» Given exercise
Do not repeat pictures. Repeat exactly the lines of the listing below from its first line through the line with "empty_bins = [0.039, 0.039, 0.039, 0.039, 0.039]".

## start Information given

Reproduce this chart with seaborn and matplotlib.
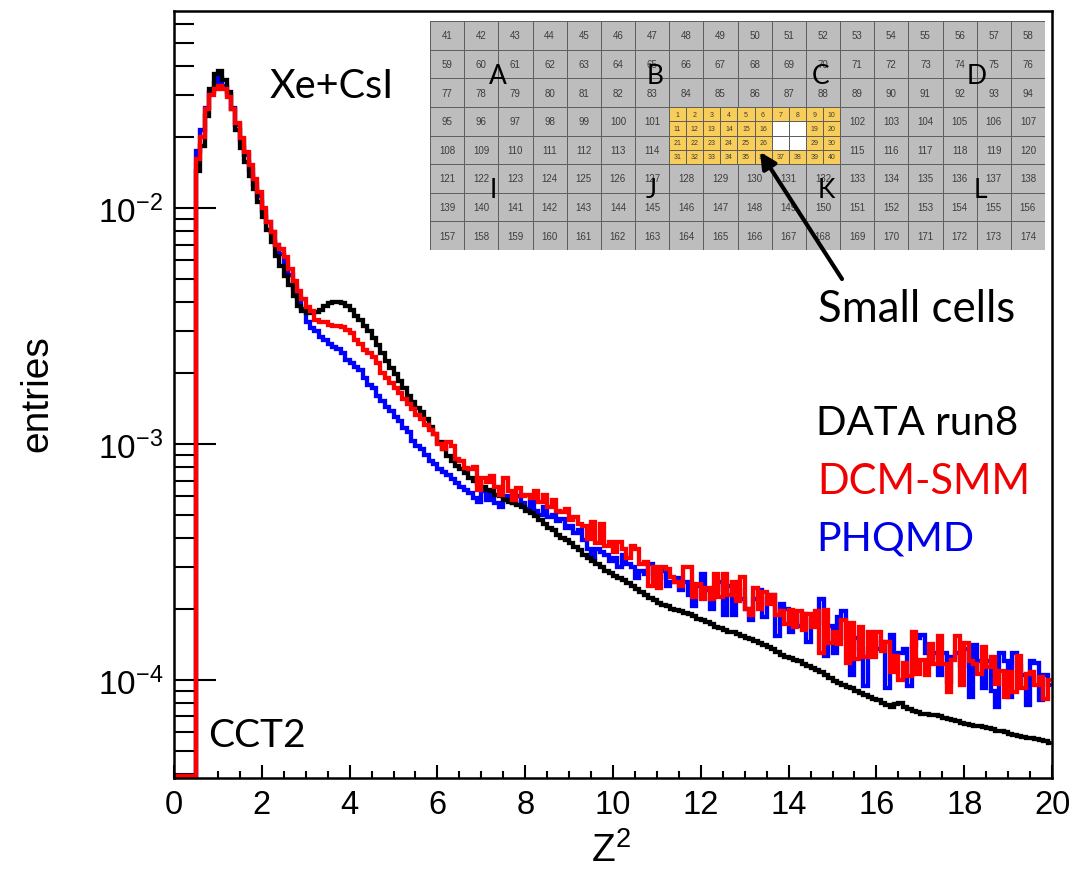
import matplotlib
matplotlib.use('Agg')
import matplotlib.pyplot as plt
from matplotlib.colors import ListedColormap
from matplotlib.ticker import LogLocator, MultipleLocator, NullFormatter
import numpy as np
import pandas as pd
import seaborn as sns

W, H = 1076, 879

# bin contents, in units of 1e-3, bins of 0.1 from 0.5 to 20
empty_bins = [0.039, 0.039, 0.039, 0.039, 0.039]

data_run8 = [
    14.3, 18.3, 24.5, 32, 37,
    38.2, 35, 31, 26.3, 21.5, 18, 15.7, 13.7, 12, 10.6,
    9.2, 8.1, 7.2, 6.25, 5.7, 5.15, 4.7, 4.25, 3.85, 3.65,
    3.6, 3.6, 3.62, 3.7, 3.85, 3.95, 3.98, 3.98, 3.97, 3.85,
    3.7, 3.5, 3.35, 3.15, 3.0, 2.8, 2.62, 2.42, 2.25, 2.1,
    1.97, 1.85, 1.72, 1.6, 1.5, 1.42, 1.36, 1.28, 1.18, 1.1,
    1.02, .95, .89, .85, .81, .78, .75, .72, .7, .68,
    .66, .64, .63, .61, .6, .58, .57, .56, .55, .54,
    .52, .51, .495, .475, .46, .44, .43, .41, .40, .39,
    .38, .365, .355, .34, .33, .32, .31, .30, .29, .285,
    .275, .27, .265, .258, .25, .242, .235, .228, .222, .218,
    .212, .208, .205, .2, .198, .195, .192, .19, .186, .182,
    .18, .176, .172, .168, .166, .163, .16, .159, .156, .153,
    .151, .149, .146, .143, .14, .138, .135, .131, .128, .125,
    .124, .122, .12, .117, .115, .112, .11, .108, .105, .102,
    .099, .097, .095, .093, .092, .09, .088, .086, .085, .083,
    .082, .08, .078, .077, .079, .08, .077, .075, .074, .073,
    .072, .0715, .071, .071, .07, .069, .068, .0675, .067, .066,
    .065, .0645, .064, .0635, .063, .0625, .062, .061, .0605, .06,
    .059, .0585, .058, .0575, .057, .0565, .056, .0555, .055, .054,
]

dcm_smm = [
    16.2, 20, 26.3, 30, 32,
    33, 32, 29.5, 26.3, 23, 19.8, 17.2, 15.2, 13.3, 11.7,
    10, 8.7, 7.9, 7, 6.7, 6.2, 5.5, 4.9, 4.45, 4.1,
    3.8, 3.65, 3.35, 3.3, 3.28, 3.2, 3.16, 3.15, 3.12, 3.05,
    2.95, 2.75, 2.65, 2.5, 2.42, 2.33, 2.2, 2.0, 1.9, 1.82,
    1.72, 1.65, 1.55, 1.47, 1.4, 1.33, 1.27, 1.2, 1.15, 1.1,
    1.0, .95, 1.02, .98, .86, .85, .79, .78, .8, .64,
    .72, .69, .73, .66, .61, .72, .63, .58, .65, .6,
    .61, .59, .63, .57, .61, .54, .58, .52, .515, .53,
    .475, .49, .46, .45, .395, .465, .38, .46, .37, .385,
    .35, .385, .36, .33, .37, .36, .31, .315, .25, .30,
    .245, .30, .295, .272, .26, .25, .30, .30, .225, .255,
    .22, .245, .22, .28, .225, .28, .228, .26, .215, .272,
    .20, .188, .245, .20, .235, .21, .228, .188, .195, .172,
    .197, .167, .195, .162, .19, .167, .195, .13, .197, .143,
    .16, .142, .18, .118, .175, .123, .167, .125, .16, .125,
    .16, .133, .145, .108, .126, .10, .118, .104, .16, .106,
    .122, .105, .142, .117, .153, .117, .089, .122, .153, .095,
    .143, .12, .117, .106, .138, .113, .125, .096, .109, .085,
    .108, .089, .126, .092, .106, .108, .095, .103, .083, .10,
]

phqmd = [
    17.5, 21.5, 26.5, 31, 34,
    35.5, 33, 30.5, 26.5, 22.5, 19.5, 16.7, 14.5, 12.7, 11.2,
    9.7, 8.7, 7.9, 7, 6.4, 5.8, 5.2, 4.6, 4.15, 3.75,
    3.3, 3.1, 3.0, 2.85, 2.75, 2.65, 2.58, 2.52, 2.42, 2.28,
    2.2, 2.12, 2.06, 1.9, 1.78, 1.72, 1.6, 1.52, 1.44, 1.38,
    1.3, 1.25, 1.17, 1.12, 1.03, .98, .95, .9, .85, .82,
    .78, .76, .74, .71, .68, .66, .64, .62, .59, .57,
    .63, .58, .61, .56, .54, .6, .59, .56, .6, .56,
    .53, .58, .52, .5, .54, .49, .5, .47, .48, .44,
    .45, .42, .43, .39, .36, .33, .36, .35, .34, .32,
    .33, .30, .34, .31, .30, .27, .29, .28, .31, .27,
    .27, .29, .25, .26, .27, .24, .26, .23, .205, .25,
    .28, .24, .2, .24, .26, .188, .25, .188, .24, .22,
    .2, .18, .22, .24, .185, .22, .23, .153, .21, .2,
    .16, .185, .17, .19, .145, .18, .175, .22, .126, .17,
    .13, .185, .195, .15, .105, .15, .135, .094, .13, .15,
    .135, .145, .092, .155, .13, .13, .135, .094, .14, .15,
    .155, .13, .125, .13, .105, .13, .098, .125, .13, .115,
    .135, .085, .14, .12, .092, .12, .09, .077, .13, .12,
    .085, .13, .115, .105, .078, .12, .118, .082, .105, .095,
]

sample_names = ['PHQMD', 'DATA run8', 'DCM-SMM']
sample_colors = ['#0000ff', '#000000', '#ff0000']
x_ticks = [0, 2, 4, 6, 8, 10, 12, 14, 16, 18, 20]

# detector cell numbers of the inset
big_cells = [
    list(range(41, 59)),
    list(range(59, 77)),
    list(range(77, 95)),
    list(range(95, 102)) + [0] * 5 + list(range(102, 108)),
    list(range(108, 115)) + [0] * 5 + list(range(115, 121)),
    list(range(121, 139)),
    list(range(139, 157)),
    list(range(157, 175)),
]
small_cells = [
    list(range(1, 11)),
    list(range(11, 17)) + [0, 0, 19, 20],
    list(range(21, 27)) + [0, 0, 29, 30],
    list(range(31, 41)),
]
zone_letters = ['A', 'B', 'C', 'D', 'I', 'J', 'K', 'L']
zone_x = [498, 655, 821, 977, 493, 651, 826, 980]
zone_y = [76, 76, 76, 76, 190, 190, 190, 190]


def pixel_axes(fig, left, top, right, bottom):
    return fig.add_axes([left / W, 1 - bottom / H, (right - left) / W, (bottom - top) / H])


def cell_heatmap(ax, cells, face_cmap, size):
    cells = np.array(cells)
    labels = np.where(cells > 0, cells.astype(str), '')
    sns.heatmap(cells > 0, ax=ax, cmap=face_cmap, vmin=0, vmax=1, cbar=False,
                annot=labels, fmt='', annot_kws={'size': size, 'color': '#3d3d3d'},
                linewidths=0.7, linecolor='#5f5f5f', xticklabels=False, yticklabels=False)


sns.set_theme(style='ticks')
plt.rcParams['font.family'] = ['Liberation Sans', 'DejaVu Sans']
plt.rcParams['mathtext.default'] = 'regular'

centers = np.arange(200) / 10 + 0.05
frames = []
for name, values in zip(['DATA run8', 'DCM-SMM', 'PHQMD'], [data_run8, dcm_smm, phqmd]):
    frames.append(pd.DataFrame({'z2': centers,
                                'entries': np.array(empty_bins + values) * 1e-3,
                                'sample': name}))
df = pd.concat(frames)

fig = plt.figure(figsize=(W / 100, H / 100), dpi=100)
ax = pixel_axes(fig, 174, 12, 1052, 779)

sns.lineplot(data=df, x='z2', y='entries', hue='sample', hue_order=sample_names,
             palette=sample_colors, estimator=None, sort=False, drawstyle='steps-mid',
             linewidth=3.1, solid_joinstyle='miter', legend=False, ax=ax)

ax.set_yscale('log')
ax.set_xlim(0, 20)
ax.set_ylim(3.84e-5, 0.0684)
ax.set_xticks(x_ticks)
ax.xaxis.set_minor_locator(MultipleLocator(0.5))
ax.yaxis.set_major_locator(LogLocator(base=10, numticks=10))
ax.yaxis.set_minor_locator(LogLocator(base=10, subs=np.arange(2, 10) * 0.1, numticks=12))
ax.yaxis.set_minor_formatter(NullFormatter())
ax.tick_params(axis='x', which='major', direction='in', length=9.5, width=1.5, labelsize=23.5, pad=8,
               color='black', labelcolor='black')
ax.tick_params(axis='x', which='minor', direction='in', length=5, width=1.5, color='black')
ax.tick_params(axis='y', which='major', direction='in', length=30, width=1.5, labelsize=24, pad=8,
               color='black', labelcolor='black')
ax.tick_params(axis='y', which='minor', direction='in', length=14.5, width=1.5, color='black')
ax.set_xlabel('')
ax.set_ylabel('')
for side in ax.spines.values():
    side.set_linewidth(1.8)
    side.set_color('black')

# detector map inset
inset = pixel_axes(fig, 430, 22, 1045, 251)
cell_heatmap(inset, big_cells, ListedColormap(['#bdbdbd', '#bdbdbd']), 7)
center = pixel_axes(fig, 669, 108, 840, 165)
cell_heatmap(center, small_cells, ListedColormap(['#ffffff', '#f8cd5a']), 5)

# everything drawn on top, placed in picture pixels
top = fig.add_axes([0, 0, 1, 1])
top.set_xlim(0, W)
top.set_ylim(H, 0)
top.axis('off')
top.patch.set_alpha(0)

note_font = 'Lato'
for letter, lx, ly in zip(zone_letters, zone_x, zone_y):
    top.text(lx, ly, letter, fontsize=19, family=note_font, ha='center', va='center', color='black')

top.text(332, 87, 'Xe+CsI', fontsize=28.5, family=note_font, ha='center', va='center', color='black')
top.text(257, 736, 'CCT2', fontsize=28, family=note_font, ha='center', va='center', color='black')
top.text(917, 310, 'Small cells', fontsize=31.5, family=note_font, ha='center', va='center', color='black')
top.text(917, 424, 'DATA run8', fontsize=29, family=note_font, ha='center', va='center', color='black')
top.text(924, 482, 'DCM-SMM', fontsize=30, family=note_font, ha='center', va='center', color='#f00000')
top.text(895, 539, 'PHQMD', fontsize=29.5, family=note_font, ha='center', va='center', color='#0000e6')

top.annotate('', xy=(760, 153), xytext=(842, 280),
             arrowprops=dict(arrowstyle='-|>', color='black', lw=3, mutation_scale=24, shrinkA=0, shrinkB=0))

top.text(37, 394, 'entries', fontsize=28, rotation=90, ha='center', va='center', color='black')
top.text(611, 851, 'Z$^{2}$', fontsize=28, ha='center', va='center', color='black')

fig.savefig('out.png', dpi=100)
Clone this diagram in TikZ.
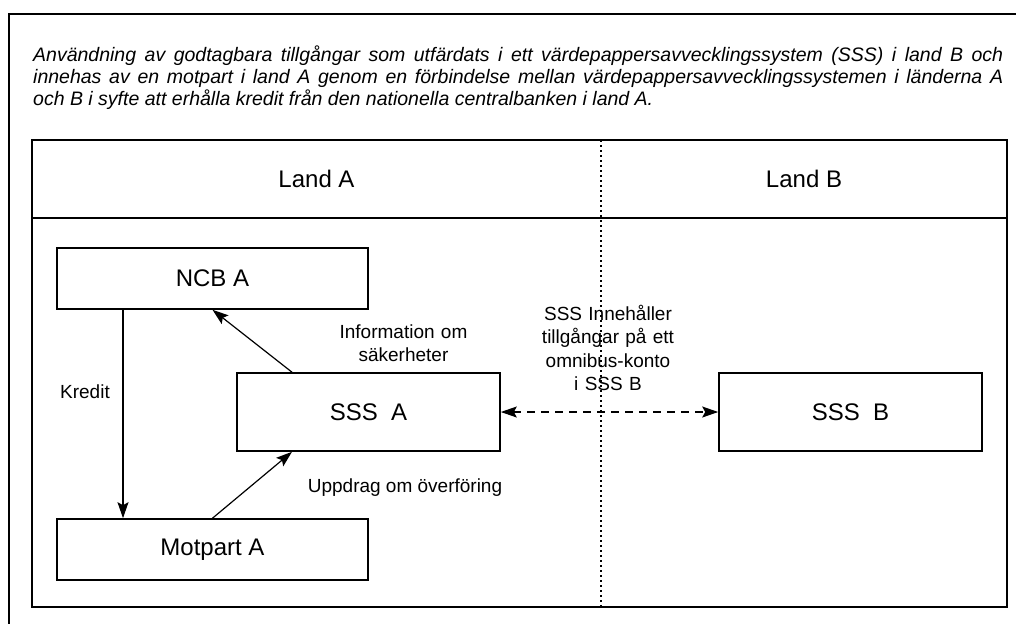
\documentclass[tikz,border=0pt]{standalone}
\usepackage{fontspec}
\setmainfont{Liberation Sans}
\usetikzlibrary{arrows.meta}
\begin{document}
\begin{tikzpicture}[x=1pt,y=-1pt,
  frame/.style={line width=1.8pt},
  box/.style={draw, line width=1.6pt, inner sep=0pt, font=\fontsize{24}{28}\selectfont},
  arr/.style={line width=1.2pt, -{Stealth[length=16pt,width=11pt,inset=3pt]}},
  darr/.style={line width=1.2pt, dash pattern=on 8pt off 6pt, {Stealth[length=16pt,width=11pt,inset=3pt]}-{Stealth[length=16pt,width=11pt,inset=3pt]}},
  lbl/.style={inner sep=0pt, font=\fontsize{19}{23.5}\selectfont},
  hdr/.style={inner sep=0pt, font=\fontsize{24}{28}\selectfont}]
\useasboundingbox (0,0) rectangle (1016,624);
% outer frame (cut off at right and bottom)
\draw[frame] (1016,14) -- (9,14) -- (9,624);
% title
\node[inner sep=0pt, anchor=base west, text width=970pt, align=justify,
      font=\fontsize{19.5}{22}\selectfont\itshape] (title) at (33,61)
  {Användning av godtagbara tillgångar som utfärdats i ett värdepappersavvecklingssystem (SSS) i land B och\linebreak
   innehas av en motpart i land A genom en förbindelse mellan värdepappersavvecklingssystemen i länderna A\linebreak
   och B i syfte att erhålla kredit från den nationella centralbanken i land A.};
% inner frame
\draw[frame] (32,140) rectangle (1007,607);
\draw[frame] (32,218) -- (1007,218);
\draw[line width=1.5pt, dash pattern=on 1.5pt off 3.5pt] (601,140) -- (601,607);
\node[hdr] (landa) at (316.5,179) {Land A};
\node[hdr] (landb) at (804,179) {Land B};
% boxes
\node[box, minimum width=311pt, minimum height=61pt] (ncb) at (212.5,278.5) {NCB A};
\node[box, minimum width=311pt, minimum height=61pt] (mot) at (212.5,549.5) {Motpart A};
\node[box, minimum width=263pt, minimum height=78pt] (ssa) at (368.5,412) {SSS\ \ A};
\node[box, minimum width=263pt, minimum height=78pt] (ssb) at (850.5,412) {SSS\ \ B};
% connectors
\draw[arr] ([xshift=-89.5pt]ncb.south) -- ([xshift=-89.5pt]mot.north);
\draw[arr] ([xshift=-76.5pt]ssa.north) -- (ncb.south);
\draw[arr] (mot.north) -- ([xshift=-76.5pt]ssa.south);
\draw[darr] (ssa.east) -- (ssb.west);
% labels
\node[lbl, anchor=base] (kredit) at (85,398.5) {Kredit};
\node[lbl, anchor=base, text width=170pt, align=center] (info) at (403.5,338) {Information om\\säkerheter};
\node[lbl, anchor=base] (upp) at (405,492) {Uppdrag om överföring};
\node[lbl, anchor=base, text width=170pt, align=center] (sssinfo) at (608,320)
  {SSS Innehåller\\tillgångar på ett\\omnibus-konto\\i SSS B};
\end{tikzpicture}
\end{document}
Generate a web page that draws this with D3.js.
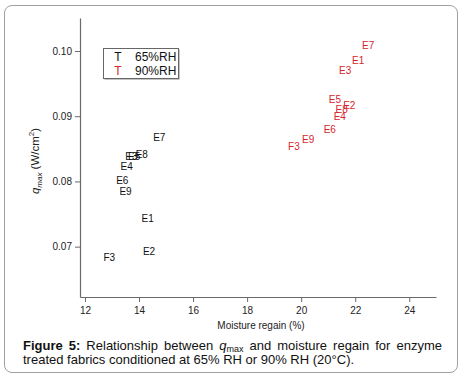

## end Information given

» Solution to this problem
Reproduce this chart with seaborn and matplotlib.
import matplotlib
matplotlib.use('Agg')
import matplotlib.pyplot as plt
from matplotlib.colors import ListedColormap
from matplotlib.ticker import LogLocator, MultipleLocator, NullFormatter
import numpy as np
import pandas as pd
import seaborn as sns

W, H = 1076, 879

# bin contents, in units of 1e-3, bins of 0.1 from 0.5 to 20
empty_bins = [0.039, 0.039, 0.039, 0.039, 0.039]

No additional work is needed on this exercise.